# WHAT TO PRODUCE
Omit every picture, and retype the lines that run from the beginning of the data below through the line containing "-53.8, -54.7, -55.8, -56.6, -57.5]", inclusive.

# COLLECTED DATA
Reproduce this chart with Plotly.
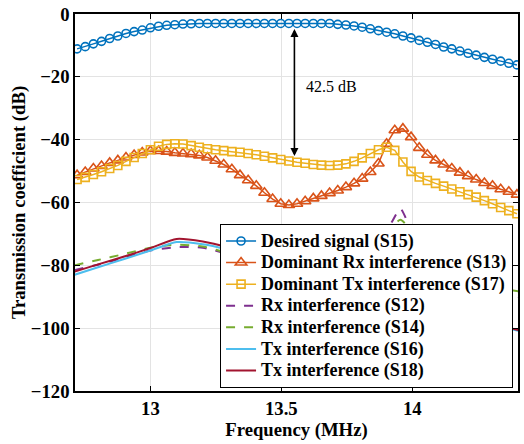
import numpy as np
import plotly.graph_objects as go

# Frequency sampling grid of the marked curves (MHz)
freq = np.round(np.linspace(12.72, 14.40, 55), 4)

desired_s15 = [-11.1, -10.4, -9.5, -8.7, -7.8, -7.0, -6.2, -5.6, -5.1, -4.4,
               -3.9, -3.6, -3.4, -3.2, -3.1, -3.0, -3.0, -3.0, -3.0, -3.0,
               -3.0, -3.0, -3.0, -3.0, -3.0, -3.0, -3.0, -3.0, -3.0, -3.0,
               -3.0, -3.0, -3.3, -3.5, -3.8, -4.2, -4.7, -5.3, -5.8, -6.3,
               -7.0, -7.6, -8.4, -9.0, -9.7, -10.5, -11.1, -11.8, -12.5, -13.1,
               -13.8, -14.4, -15.0, -15.7, -16.2]

dom_rx_s13 = [-51.3, -50.3, -49.2, -48.4, -47.4, -46.6, -45.7, -44.9, -44.1, -43.6,
              -43.6, -43.8, -44.2, -44.4, -44.6, -45.0, -45.7, -46.7, -47.9, -49.4,
              -51.3, -52.9, -54.7, -56.9, -58.9, -60.4, -60.8, -60.4, -59.6, -58.7,
              -57.9, -57.0, -56.2, -55.1, -53.9, -52.4, -50.3, -47.6, -41.3, -37.0,
              -36.5, -39.2, -42.6, -44.8, -46.6, -47.9, -49.2, -50.5, -51.6, -52.7,
              -53.8, -54.7, -55.8, -56.6, -57.5]

dom_tx_s17 = [-52.7, -52.0, -51.1, -50.2, -49.2, -48.2, -46.9, -45.7, -44.4, -43.2,
              -42.1, -41.5, -41.3, -41.4, -41.9, -42.4, -42.9, -43.2, -43.5, -43.8,
              -44.0, -44.4, -44.8, -45.3, -45.8, -46.3, -46.8, -47.2, -47.5, -47.9,
              -48.1, -48.2, -48.1, -47.7, -46.9, -45.8, -44.4, -43.2, -42.4, -43.4,
              -47.1, -50.1, -51.9, -53.0, -53.9, -54.8, -55.7, -56.6, -57.5, -58.3,
              -59.4, -60.4, -61.6, -62.6, -63.6]

# Weaker interference curves (plain lines)
freq_low = [12.71, 12.8, 12.9, 13.0, 13.1, 13.2, 13.3, 13.4, 13.5, 13.6,
            13.7, 13.8, 13.88, 13.92, 13.955, 13.99, 14.03, 14.1, 14.2, 14.3, 14.41]
rx_s12 = [-81.5, -79.8, -77.6, -75.3, -74.2, -74.4, -76.5, -79.0, -81.0, -82.0,
          -81.0, -78.0, -72.0, -66.5, -62.0, -68.0, -79.0, -84.0, -86.5, -88.5, -90.2]
rx_s14 = [-80.0, -78.3, -76.4, -74.4, -73.4, -74.0, -76.2, -78.5, -80.0, -80.5,
          -79.5, -76.5, -71.5, -68.0, -65.5, -68.5, -77.0, -82.0, -84.8, -86.8, -88.3]
tx_s16 = [-83.0, -80.6, -78.0, -75.3, -72.6, -73.3, -75.1, -77.5, -80.0, -82.5,
          -85.0, -87.5, -89.0, -89.8, -90.3, -90.8, -91.8, -93.8, -96.3, -98.6, -100.9]
tx_s18 = [-82.0, -79.7, -77.2, -74.5, -71.6, -72.4, -74.3, -76.8, -79.3, -81.8,
          -84.3, -86.8, -88.5, -89.3, -89.8, -90.3, -91.3, -93.4, -96.0, -98.4, -100.7]

y_ticks = [0, -20, -40, -60, -80, -100, -120]
x_ticks = [13, 13.5, 14]
x_tick_labels = ["13", "13.5", "14"]

SERIF = "Liberation Serif"
TXT = 18.7


def leg(name):
    # legend row height follows legend.font.size; the label itself is drawn larger
    return '<span style="font-size:18px"><b>%s</b></span>' % name


fig = go.Figure()
fig.add_trace(go.Scatter(x=freq, y=desired_s15, mode="lines+markers",
                         name=leg("Desired signal (S15)"),
                         line=dict(color="#0072BD", width=1.5),
                         marker=dict(symbol="circle-open", size=8, color="#0072BD",
                                     line=dict(width=1.6))))
fig.add_trace(go.Scatter(x=freq, y=dom_rx_s13, mode="lines+markers",
                         name=leg("Dominant Rx interference (S13)"),
                         line=dict(color="#D95319", width=1.5),
                         marker=dict(symbol="triangle-up-open", size=10, color="#D95319",
                                     line=dict(width=1.6))))
fig.add_trace(go.Scatter(x=freq, y=dom_tx_s17, mode="lines+markers",
                         name=leg("Dominant Tx interference (S17)"),
                         line=dict(color="#EDB120", width=1.5),
                         marker=dict(symbol="square-open", size=8, color="#EDB120",
                                     line=dict(width=1.6))))
fig.add_trace(go.Scatter(x=freq_low, y=rx_s12, mode="lines", name=leg("Rx interference (S12)"),
                         line=dict(color="#7E2F8E", width=2, dash="dash", shape="spline",
                                   smoothing=0.6)))
fig.add_trace(go.Scatter(x=freq_low, y=rx_s14, mode="lines", name=leg("Rx interference (S14)"),
                         line=dict(color="#77AC30", width=2, dash="dash", shape="spline",
                                   smoothing=0.6)))
fig.add_trace(go.Scatter(x=freq_low, y=tx_s16, mode="lines", name=leg("Tx interference (S16)"),
                         line=dict(color="#4DBEEE", width=2, shape="spline", smoothing=0.6)))
fig.add_trace(go.Scatter(x=freq_low, y=tx_s18, mode="lines", name=leg("Tx interference (S18)"),
                         line=dict(color="#A2142F", width=2, shape="spline", smoothing=0.6)))

# Double-headed arrow marking the 42.5 dB gap
fig.add_annotation(x=13.55, y=-45.2, ax=13.55, ay=-4.3, xref="x", yref="y",
                   axref="x", ayref="y", text="", showarrow=True,
                   arrowhead=2, startarrowhead=2, arrowside="end+start",
                   arrowsize=1, arrowwidth=1.6, arrowcolor="black")
fig.add_annotation(x=13.585, y=-23, xref="x", yref="y", text="42.5 dB",
                   showarrow=False, xanchor="left", yanchor="middle",
                   font=dict(family=SERIF, size=16, color="black"))

axis_common = dict(showline=True, linecolor="black", linewidth=1.5, mirror="ticks",
                   ticks="inside", ticklen=5, tickwidth=1.2, tickcolor="black",
                   showgrid=True, gridcolor="#e3e3e3", gridwidth=1, zeroline=False,
                   tickfont=dict(family=SERIF, size=TXT, color="black", weight="bold"))

fig.update_layout(
    width=524, height=444,
    margin=dict(l=75, r=4, t=13, b=53),
    paper_bgcolor="white", plot_bgcolor="white",
    font=dict(family=SERIF),
    xaxis=dict(range=[12.712, 14.404], tickvals=x_ticks, ticktext=x_tick_labels,
               title=dict(text="Frequency (MHz)", standoff=4,
                          font=dict(family=SERIF, size=TXT, color="black", weight="bold")),
               **axis_common),
    yaxis=dict(range=[-120, 0], tickvals=y_ticks,
               title=dict(text="Transmission coefficient (dB)", standoff=0,
                          font=dict(family=SERIF, size=TXT, color="black", weight="bold")),
               **axis_common),
    legend=dict(x=0.327, y=0.443, xanchor="left", yanchor="top",
                bgcolor="white", bordercolor="black", borderwidth=1.2,
                font=dict(family=SERIF, size=14.3, color="black"),
                itemwidth=30, tracegroupgap=0, traceorder="normal"),
    showlegend=True,
)

fig.write_html("out.html")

# COMPLETE ANSWER
Reproduce this chart with Plotly.
import numpy as np
import plotly.graph_objects as go

# Frequency sampling grid of the marked curves (MHz)
freq = np.round(np.linspace(12.72, 14.40, 55), 4)

desired_s15 = [-11.1, -10.4, -9.5, -8.7, -7.8, -7.0, -6.2, -5.6, -5.1, -4.4,
               -3.9, -3.6, -3.4, -3.2, -3.1, -3.0, -3.0, -3.0, -3.0, -3.0,
               -3.0, -3.0, -3.0, -3.0, -3.0, -3.0, -3.0, -3.0, -3.0, -3.0,
               -3.0, -3.0, -3.3, -3.5, -3.8, -4.2, -4.7, -5.3, -5.8, -6.3,
               -7.0, -7.6, -8.4, -9.0, -9.7, -10.5, -11.1, -11.8, -12.5, -13.1,
               -13.8, -14.4, -15.0, -15.7, -16.2]

dom_rx_s13 = [-51.3, -50.3, -49.2, -48.4, -47.4, -46.6, -45.7, -44.9, -44.1, -43.6,
              -43.6, -43.8, -44.2, -44.4, -44.6, -45.0, -45.7, -46.7, -47.9, -49.4,
              -51.3, -52.9, -54.7, -56.9, -58.9, -60.4, -60.8, -60.4, -59.6, -58.7,
              -57.9, -57.0, -56.2, -55.1, -53.9, -52.4, -50.3, -47.6, -41.3, -37.0,
              -36.5, -39.2, -42.6, -44.8, -46.6, -47.9, -49.2, -50.5, -51.6, -52.7,
              -53.8, -54.7, -55.8, -56.6, -57.5]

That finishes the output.